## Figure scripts
::::::
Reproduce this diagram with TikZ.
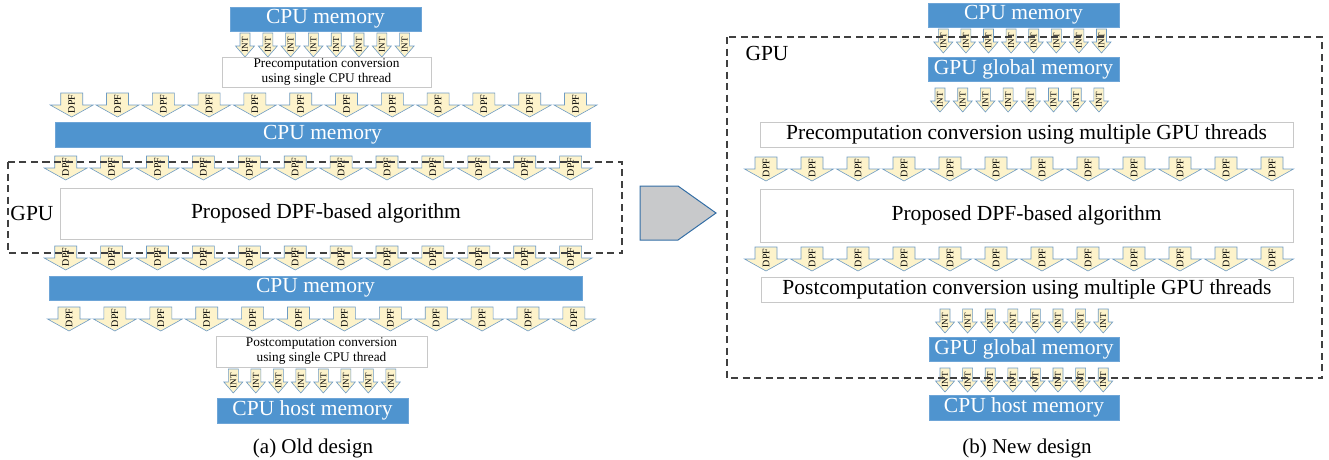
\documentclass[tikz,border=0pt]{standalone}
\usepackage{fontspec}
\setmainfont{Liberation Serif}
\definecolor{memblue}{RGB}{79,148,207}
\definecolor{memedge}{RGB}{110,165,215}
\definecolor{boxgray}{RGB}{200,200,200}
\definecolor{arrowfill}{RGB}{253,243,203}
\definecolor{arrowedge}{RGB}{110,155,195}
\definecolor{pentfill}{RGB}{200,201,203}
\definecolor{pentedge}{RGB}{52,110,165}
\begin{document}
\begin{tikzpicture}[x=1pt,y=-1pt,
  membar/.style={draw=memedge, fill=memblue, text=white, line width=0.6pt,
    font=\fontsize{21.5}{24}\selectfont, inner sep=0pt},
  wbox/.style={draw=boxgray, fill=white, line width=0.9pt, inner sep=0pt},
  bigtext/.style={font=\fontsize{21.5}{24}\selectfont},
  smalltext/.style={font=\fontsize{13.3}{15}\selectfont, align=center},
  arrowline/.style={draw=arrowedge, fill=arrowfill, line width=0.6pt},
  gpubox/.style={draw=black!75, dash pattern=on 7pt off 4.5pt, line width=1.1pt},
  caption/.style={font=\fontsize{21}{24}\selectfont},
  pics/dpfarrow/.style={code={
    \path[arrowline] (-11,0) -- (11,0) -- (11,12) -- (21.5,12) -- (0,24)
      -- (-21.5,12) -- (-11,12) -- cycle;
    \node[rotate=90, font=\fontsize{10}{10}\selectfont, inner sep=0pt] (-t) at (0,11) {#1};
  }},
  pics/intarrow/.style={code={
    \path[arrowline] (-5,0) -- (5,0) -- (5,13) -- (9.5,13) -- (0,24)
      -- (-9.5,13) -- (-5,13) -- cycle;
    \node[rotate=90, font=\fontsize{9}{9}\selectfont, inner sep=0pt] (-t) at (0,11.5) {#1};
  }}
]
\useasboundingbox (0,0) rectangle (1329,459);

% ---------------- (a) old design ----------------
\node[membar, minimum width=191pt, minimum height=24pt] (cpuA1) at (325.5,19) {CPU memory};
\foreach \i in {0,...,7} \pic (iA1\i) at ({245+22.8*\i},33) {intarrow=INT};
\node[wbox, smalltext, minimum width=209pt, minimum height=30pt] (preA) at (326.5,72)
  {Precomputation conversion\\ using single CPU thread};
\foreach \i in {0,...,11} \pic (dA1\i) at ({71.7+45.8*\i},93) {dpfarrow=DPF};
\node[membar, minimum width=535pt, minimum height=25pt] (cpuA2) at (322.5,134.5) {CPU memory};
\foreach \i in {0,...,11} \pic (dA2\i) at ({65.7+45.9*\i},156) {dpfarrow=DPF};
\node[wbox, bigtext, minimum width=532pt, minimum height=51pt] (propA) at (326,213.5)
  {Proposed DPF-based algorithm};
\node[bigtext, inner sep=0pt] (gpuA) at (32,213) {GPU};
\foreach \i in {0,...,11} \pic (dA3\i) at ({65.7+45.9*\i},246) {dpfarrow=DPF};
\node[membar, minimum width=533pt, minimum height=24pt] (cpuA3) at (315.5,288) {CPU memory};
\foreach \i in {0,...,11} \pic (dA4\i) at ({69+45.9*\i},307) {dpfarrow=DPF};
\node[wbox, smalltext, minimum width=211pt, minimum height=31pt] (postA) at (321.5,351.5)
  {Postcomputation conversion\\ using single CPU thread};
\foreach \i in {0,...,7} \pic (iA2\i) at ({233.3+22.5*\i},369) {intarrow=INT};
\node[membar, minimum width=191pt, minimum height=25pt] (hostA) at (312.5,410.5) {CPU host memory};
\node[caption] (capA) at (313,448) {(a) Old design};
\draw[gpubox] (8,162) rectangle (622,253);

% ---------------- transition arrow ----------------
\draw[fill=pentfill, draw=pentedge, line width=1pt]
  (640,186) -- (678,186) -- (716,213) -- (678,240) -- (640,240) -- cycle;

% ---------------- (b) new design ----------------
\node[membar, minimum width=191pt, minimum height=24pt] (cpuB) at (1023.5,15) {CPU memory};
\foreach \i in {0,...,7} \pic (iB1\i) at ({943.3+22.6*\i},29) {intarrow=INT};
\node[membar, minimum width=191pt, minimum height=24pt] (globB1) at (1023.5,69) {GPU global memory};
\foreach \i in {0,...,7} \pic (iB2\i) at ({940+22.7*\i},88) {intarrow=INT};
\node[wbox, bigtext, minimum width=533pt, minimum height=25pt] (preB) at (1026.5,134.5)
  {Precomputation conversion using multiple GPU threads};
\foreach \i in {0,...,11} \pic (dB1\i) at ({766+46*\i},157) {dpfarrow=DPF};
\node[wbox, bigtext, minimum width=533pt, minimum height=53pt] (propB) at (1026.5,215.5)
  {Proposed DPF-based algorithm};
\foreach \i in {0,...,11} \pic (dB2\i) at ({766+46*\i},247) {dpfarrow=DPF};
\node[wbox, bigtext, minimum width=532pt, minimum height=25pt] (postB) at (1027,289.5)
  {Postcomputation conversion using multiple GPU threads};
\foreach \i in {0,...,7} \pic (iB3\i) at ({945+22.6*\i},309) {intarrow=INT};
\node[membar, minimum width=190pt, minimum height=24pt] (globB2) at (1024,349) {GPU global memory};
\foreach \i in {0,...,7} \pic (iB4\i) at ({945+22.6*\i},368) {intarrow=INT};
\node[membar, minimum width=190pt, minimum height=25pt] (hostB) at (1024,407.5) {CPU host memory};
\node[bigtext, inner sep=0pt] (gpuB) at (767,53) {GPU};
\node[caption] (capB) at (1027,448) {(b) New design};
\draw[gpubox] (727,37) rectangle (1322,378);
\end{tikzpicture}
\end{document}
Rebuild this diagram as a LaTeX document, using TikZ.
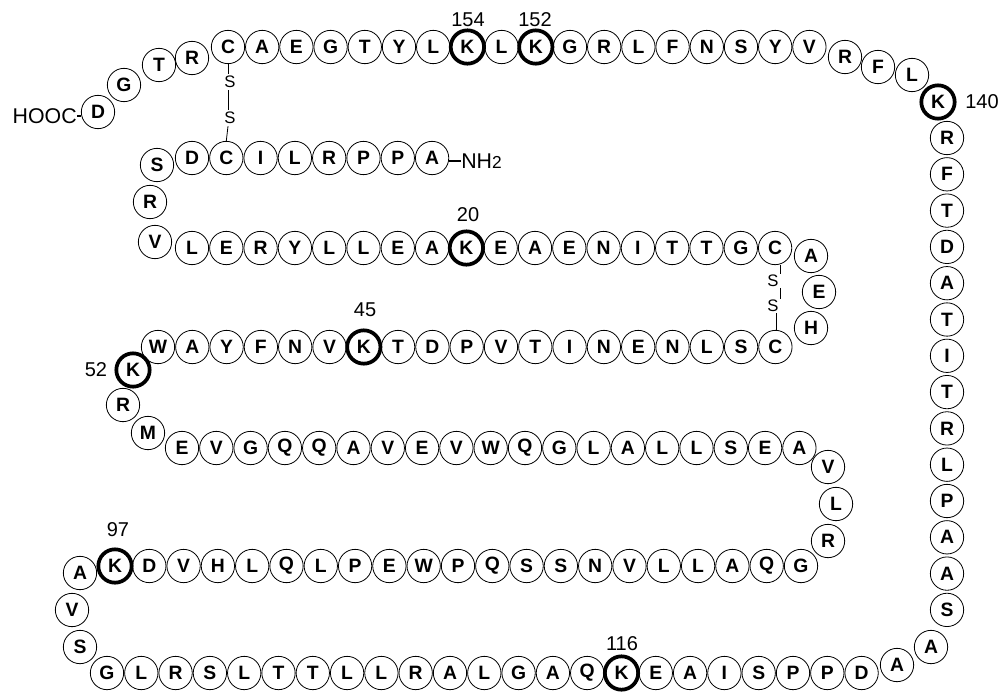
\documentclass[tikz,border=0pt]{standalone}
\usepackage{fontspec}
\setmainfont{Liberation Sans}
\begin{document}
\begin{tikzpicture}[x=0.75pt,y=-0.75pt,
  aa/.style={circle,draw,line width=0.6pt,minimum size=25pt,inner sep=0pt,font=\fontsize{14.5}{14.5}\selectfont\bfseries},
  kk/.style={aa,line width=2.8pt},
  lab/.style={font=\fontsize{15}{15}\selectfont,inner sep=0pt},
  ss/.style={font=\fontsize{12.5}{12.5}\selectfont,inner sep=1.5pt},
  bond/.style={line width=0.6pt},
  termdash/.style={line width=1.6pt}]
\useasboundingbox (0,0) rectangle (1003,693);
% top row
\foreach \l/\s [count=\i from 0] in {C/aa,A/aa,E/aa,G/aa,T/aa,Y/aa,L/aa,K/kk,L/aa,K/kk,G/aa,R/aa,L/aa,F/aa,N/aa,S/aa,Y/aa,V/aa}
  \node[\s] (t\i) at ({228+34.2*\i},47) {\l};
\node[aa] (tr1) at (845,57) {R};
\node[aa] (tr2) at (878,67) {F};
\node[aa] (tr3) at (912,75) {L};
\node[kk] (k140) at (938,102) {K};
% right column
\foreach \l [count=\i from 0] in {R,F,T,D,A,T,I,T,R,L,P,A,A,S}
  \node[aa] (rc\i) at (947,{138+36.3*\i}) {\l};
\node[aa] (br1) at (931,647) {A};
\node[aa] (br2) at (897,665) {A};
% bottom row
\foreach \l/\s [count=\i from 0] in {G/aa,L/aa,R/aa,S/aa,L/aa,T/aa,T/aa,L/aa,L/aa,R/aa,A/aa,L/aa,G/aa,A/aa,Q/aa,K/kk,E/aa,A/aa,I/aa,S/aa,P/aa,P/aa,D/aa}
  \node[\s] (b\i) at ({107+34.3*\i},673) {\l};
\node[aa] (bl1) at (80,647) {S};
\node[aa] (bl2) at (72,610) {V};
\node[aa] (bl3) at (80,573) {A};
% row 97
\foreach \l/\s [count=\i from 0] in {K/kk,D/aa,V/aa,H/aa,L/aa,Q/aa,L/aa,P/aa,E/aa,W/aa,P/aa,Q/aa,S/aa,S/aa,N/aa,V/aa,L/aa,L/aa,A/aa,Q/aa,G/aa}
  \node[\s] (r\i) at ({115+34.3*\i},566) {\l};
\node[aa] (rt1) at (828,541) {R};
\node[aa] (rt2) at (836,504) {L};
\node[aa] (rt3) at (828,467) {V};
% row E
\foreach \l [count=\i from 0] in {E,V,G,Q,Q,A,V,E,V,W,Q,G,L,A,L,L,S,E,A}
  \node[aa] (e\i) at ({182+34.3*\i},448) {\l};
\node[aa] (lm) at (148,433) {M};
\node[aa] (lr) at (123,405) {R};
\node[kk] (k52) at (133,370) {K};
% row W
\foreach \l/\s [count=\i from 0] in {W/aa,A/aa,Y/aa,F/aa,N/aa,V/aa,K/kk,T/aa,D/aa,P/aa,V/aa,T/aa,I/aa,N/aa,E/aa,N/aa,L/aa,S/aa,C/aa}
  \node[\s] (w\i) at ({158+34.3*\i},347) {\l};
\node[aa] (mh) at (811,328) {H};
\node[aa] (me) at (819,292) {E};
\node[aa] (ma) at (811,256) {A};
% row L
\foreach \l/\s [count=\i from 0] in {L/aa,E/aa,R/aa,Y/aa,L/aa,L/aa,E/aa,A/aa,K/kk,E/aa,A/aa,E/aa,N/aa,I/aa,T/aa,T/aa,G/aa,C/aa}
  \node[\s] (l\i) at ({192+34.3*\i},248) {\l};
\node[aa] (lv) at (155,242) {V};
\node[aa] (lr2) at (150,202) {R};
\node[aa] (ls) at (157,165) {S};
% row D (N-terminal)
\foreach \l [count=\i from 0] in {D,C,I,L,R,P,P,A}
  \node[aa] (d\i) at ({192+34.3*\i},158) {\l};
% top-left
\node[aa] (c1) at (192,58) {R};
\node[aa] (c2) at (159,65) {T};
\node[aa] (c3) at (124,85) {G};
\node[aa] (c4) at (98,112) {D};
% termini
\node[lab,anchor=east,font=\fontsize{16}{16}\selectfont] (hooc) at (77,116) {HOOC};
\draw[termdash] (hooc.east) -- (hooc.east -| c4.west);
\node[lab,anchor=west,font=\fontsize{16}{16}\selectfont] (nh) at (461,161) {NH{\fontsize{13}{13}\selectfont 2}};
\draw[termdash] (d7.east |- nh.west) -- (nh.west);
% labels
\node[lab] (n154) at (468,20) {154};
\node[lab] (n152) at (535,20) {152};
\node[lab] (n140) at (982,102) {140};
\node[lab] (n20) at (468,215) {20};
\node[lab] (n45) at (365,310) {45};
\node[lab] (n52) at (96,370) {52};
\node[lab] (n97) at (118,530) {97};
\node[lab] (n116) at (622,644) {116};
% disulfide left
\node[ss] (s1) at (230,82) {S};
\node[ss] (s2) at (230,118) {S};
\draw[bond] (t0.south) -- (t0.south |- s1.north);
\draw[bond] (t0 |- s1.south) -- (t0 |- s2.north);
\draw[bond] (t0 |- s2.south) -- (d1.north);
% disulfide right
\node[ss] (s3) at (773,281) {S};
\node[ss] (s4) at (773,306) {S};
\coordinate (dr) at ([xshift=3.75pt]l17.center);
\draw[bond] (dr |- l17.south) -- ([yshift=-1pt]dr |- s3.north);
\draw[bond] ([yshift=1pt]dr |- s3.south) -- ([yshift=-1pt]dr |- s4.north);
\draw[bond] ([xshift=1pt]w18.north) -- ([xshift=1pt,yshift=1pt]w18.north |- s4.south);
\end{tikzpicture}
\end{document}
::::::
## Exercise goal
Output exactly the span of lines from the top of the listing through the line holding "(0,0) rectangle (1329,459);", and leave every picture out.

## Answer to the task
Reproduce this diagram with TikZ.
\documentclass[tikz,border=0pt]{standalone}
\usepackage{fontspec}
\setmainfont{Liberation Serif}
\definecolor{memblue}{RGB}{79,148,207}
\definecolor{memedge}{RGB}{110,165,215}
\definecolor{boxgray}{RGB}{200,200,200}
\definecolor{arrowfill}{RGB}{253,243,203}
\definecolor{arrowedge}{RGB}{110,155,195}
\definecolor{pentfill}{RGB}{200,201,203}
\definecolor{pentedge}{RGB}{52,110,165}
\begin{document}
\begin{tikzpicture}[x=1pt,y=-1pt,
  membar/.style={draw=memedge, fill=memblue, text=white, line width=0.6pt,
    font=\fontsize{21.5}{24}\selectfont, inner sep=0pt},
  wbox/.style={draw=boxgray, fill=white, line width=0.9pt, inner sep=0pt},
  bigtext/.style={font=\fontsize{21.5}{24}\selectfont},
  smalltext/.style={font=\fontsize{13.3}{15}\selectfont, align=center},
  arrowline/.style={draw=arrowedge, fill=arrowfill, line width=0.6pt},
  gpubox/.style={draw=black!75, dash pattern=on 7pt off 4.5pt, line width=1.1pt},
  caption/.style={font=\fontsize{21}{24}\selectfont},
  pics/dpfarrow/.style={code={
    \path[arrowline] (-11,0) -- (11,0) -- (11,12) -- (21.5,12) -- (0,24)
      -- (-21.5,12) -- (-11,12) -- cycle;
    \node[rotate=90, font=\fontsize{10}{10}\selectfont, inner sep=0pt] (-t) at (0,11) {#1};
  }},
  pics/intarrow/.style={code={
    \path[arrowline] (-5,0) -- (5,0) -- (5,13) -- (9.5,13) -- (0,24)
      -- (-9.5,13) -- (-5,13) -- cycle;
    \node[rotate=90, font=\fontsize{9}{9}\selectfont, inner sep=0pt] (-t) at (0,11.5) {#1};
  }}
]
\useasboundingbox (0,0) rectangle (1329,459);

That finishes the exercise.